* **Directive**: Search the data for the word "chart". Reproduce every line where it is found.

* **Data extract**:

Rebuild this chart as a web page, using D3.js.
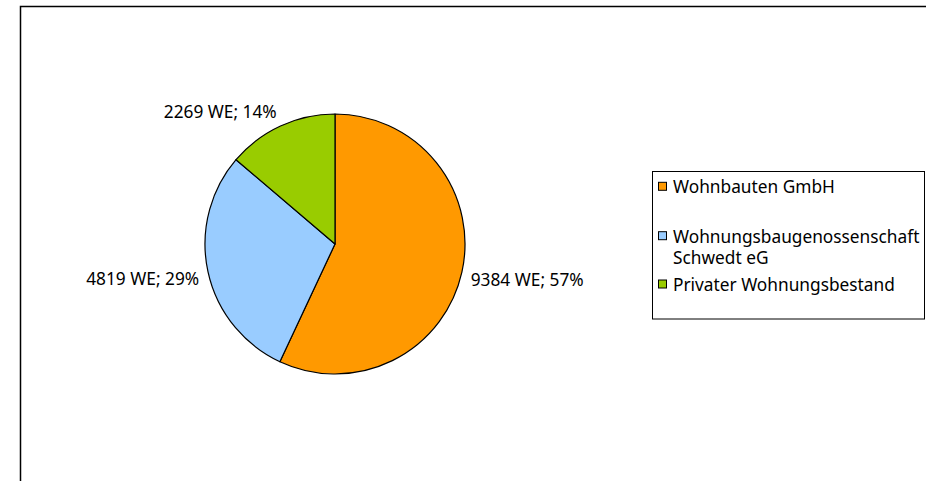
<!DOCTYPE html>
<html>
<head>
<meta charset="utf-8">
<script src="https://cdn.jsdelivr.net/npm/d3@7"></script>
<style>
  body { margin: 0; background: #fff; }
  text { font-family: "Noto Sans", sans-serif; font-size: 17.3px; fill: #000; }
</style>
</head>
<body>
<svg id="chart" width="926" height="481"></svg>
<script>
// data
const categories = ['Wohnbauten GmbH', 'Wohnungsbaugenossenschaft Schwedt eG', 'Privater Wohnungsbestand'];
const legendLines = [['Wohnbauten GmbH'], ['Wohnungsbaugenossenschaft', 'Schwedt eG'], ['Privater Wohnungsbestand']];
const units = [9384, 4819, 2269];
const colors = ['#FF9900', '#99CCFF', '#99CC00'];

let svg = d3.select('#chart');
let width = +svg.attr('width');
let height = +svg.attr('height');

// outer frame (runs off the right and bottom edges)
svg.append('rect')
  .attr('x', 20.5).attr('y', 6.5)
  .attr('width', width).attr('height', height)
  .attr('fill', 'none')
  .attr('stroke', '#000')
  .attr('stroke-width', 1.5);

let cx = 335, cy = 244, radius = 130;
let total = d3.sum(units);

let pie = d3.pie().sort(null).value(d => d)(units);
let arc = d3.arc().innerRadius(0).outerRadius(radius);

let g = svg.append('g').attr('transform', `translate(${cx},${cy})`);

g.selectAll('path')
  .data(pie)
  .enter()
  .append('path')
    .attr('d', arc)
    .attr('fill', (d, i) => colors[i])
    .attr('stroke', '#000')
    .attr('stroke-width', 1.2)
    .attr('stroke-linejoin', 'round');

// data labels: box corner nearest the pie sits on the mid-angle ray
let labelDist = radius + 9;
let capHeight = 11.6;
g.selectAll('text.label')
  .data(pie)
  .enter()
  .append('text')
    .attr('class', 'label')
    .each(function (d, i) {
      let a = (d.startAngle + d.endAngle) / 2;
      let px = Math.sin(a) * labelDist;
      let py = -Math.cos(a) * labelDist;
      let pct = Math.round(d.value / total * 100);
      d3.select(this)
        .attr('x', px)
        .attr('y', py < 0 ? py : py + capHeight)
        .attr('text-anchor', px < 0 ? 'end' : 'start')
        .text(d.value + ' WE; ' + pct + '%');
    });

// legend
let legend = svg.append('g');
legend.append('rect')
  .attr('x', 652.5).attr('y', 171.5)
  .attr('width', 272).attr('height', 147.5)
  .attr('fill', '#fff')
  .attr('stroke', '#000')
  .attr('stroke-width', 1);

let rowBaselines = [193.3, 242.7, 291];
let lineStep = 21.3;

categories.forEach((c, i) => {
  legend.append('rect')
    .attr('x', 658.5).attr('y', rowBaselines[i] - 11)
    .attr('width', 8).attr('height', 8)
    .attr('fill', colors[i])
    .attr('stroke', '#000')
    .attr('stroke-width', 1);
  let t = legend.append('text')
    .attr('x', 673)
    .attr('y', rowBaselines[i]);
  legendLines[i].forEach((line, j) => {
    t.append('tspan')
      .attr('x', 673)
      .attr('dy', j === 0 ? 0 : lineStep)
      .text(line);
  });
});
</script>
</body>
</html>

* **Answer to the task**:
Rebuild this chart as a web page, using D3.js.
<svg id="chart" width="926" height="481"></svg>
let svg = d3.select('#chart');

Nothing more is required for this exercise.